We were bound for Bologna. To make the crusade possible, the Pope had curtailed his war with Milan, and his only concrete benefit from two solid years of war was that he had gained the city of Bologna. But let me put that in perspective. Bologna’s taxes were roughly the same as those of the City of London. Eh bien?
Italy is rich.
Father Pierre had taken the city as papal legate while I’d been fighting for Pisa, and had proved himself both a fine governor and a Christian man in his dealings. Now he was going back to perform a good deed for the Bolognese, and to rally his own support for the crusade.
We were housed in the university. Bologna was not the most famous house of learning in Italy, but it had a mighty reputation for its doctors of medicine. The main palazzo was a magnificent building of brick and marble, and had frescoes better than anything in Avignon. I shared a room with Juan and with Fiore, and the three of us filled it to bursting with clothes and harness and horse tack.
The day we arrived, the three of us spent the entire afternoon going over all the tack – every mule saddle, every bridle. We were, in effect, the squires of the whole party.
In the evening, we laid out the knight’s tack and several items that needed serious repairs, and Miles Stapleton came and joined us in the cloistered courtyard. Some of the men in gowns were scandalised, but most smiled to see us so industrious.
Half the bridles needed some repair, and Fra Peter’s saddle was leaking stuffing and the tree was wearing through the leather so that it had to be troubling his mount. I went and fetched him, and he shook his head.
‘I need a new saddle,’ he confessed. ‘I should have seen to this in Avignon. I hadn’t expected to leave in such a hurry.’
I showed him the saddle for Sister Marie’s mule, which was in worse shape than his. ‘She must ride a great deal,’ I said.
Fra Peter smiled. ‘She does indeed. Mon dieu – that’s bad. The tree is broken.’
Indeed, you could flex the saddle in your hands.
Fra Peter made a face. ‘In Avignon, I could have us new saddles in a few hours.’ He was frustrated, a face he never showed us.

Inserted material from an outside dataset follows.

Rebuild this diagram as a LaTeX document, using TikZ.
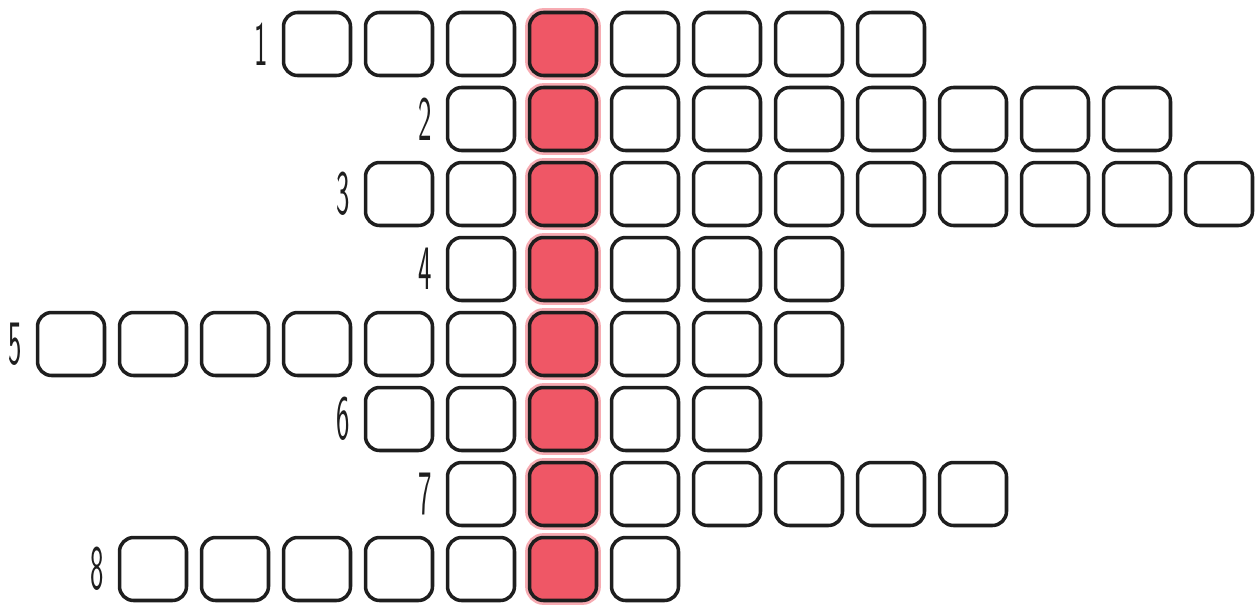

‘Can’t we buy saddles?’ I asked. ‘It seems a mighty city!’
Indeed, Bologna was two-thirds the size of London and had shops and stalls and a great market and many leatherworkers.
Fra Peter smiled; not a bitter smile, but not a happy one, either. I noted that there was something of Anne’s derision in Fra Peter’s smile. ‘I’m vowed to poverty, William,’ he said. ‘So is Sister Marie.’
Throughout the conversation, he was sitting comfortably on the stone between two columns of the cloister, while I continued to sew away at Father Hector’s bridle.
‘I’m not,’ said a man from behind Fra Peter. ‘Vowed to poverty. Ser Peter Mortimer, how fare you?’
The man addressing my knight was one of the handsomest men I ever saw, despite being more than half a century old, as I later discovered. He was also one of the most richly dressed men I’d ever seen, as out of place in the cloister of Bologna as a nun in a Cheapside chophouse. He wore a green silk pourpoint, stuffed and quilted, with a band of gold at each wrist and a collared shirt that emerged from the collar of his pourpoint like a white flower, a fashion I’d never seen before. He also wore a sword, which was unheard of in Bologna; a longsword, the kind that Fiore favoured, gilded steel on the cross guard and a jewel in the pommel, which was a wheel of gold. His hose were gold and green, and he wore a profusion of gold rings and a gold collar that matched the gold plaques on his belt.
He and Fra Peter embraced like old comrades. In fact, I discovered that this prince and Fra Peter were old comrades.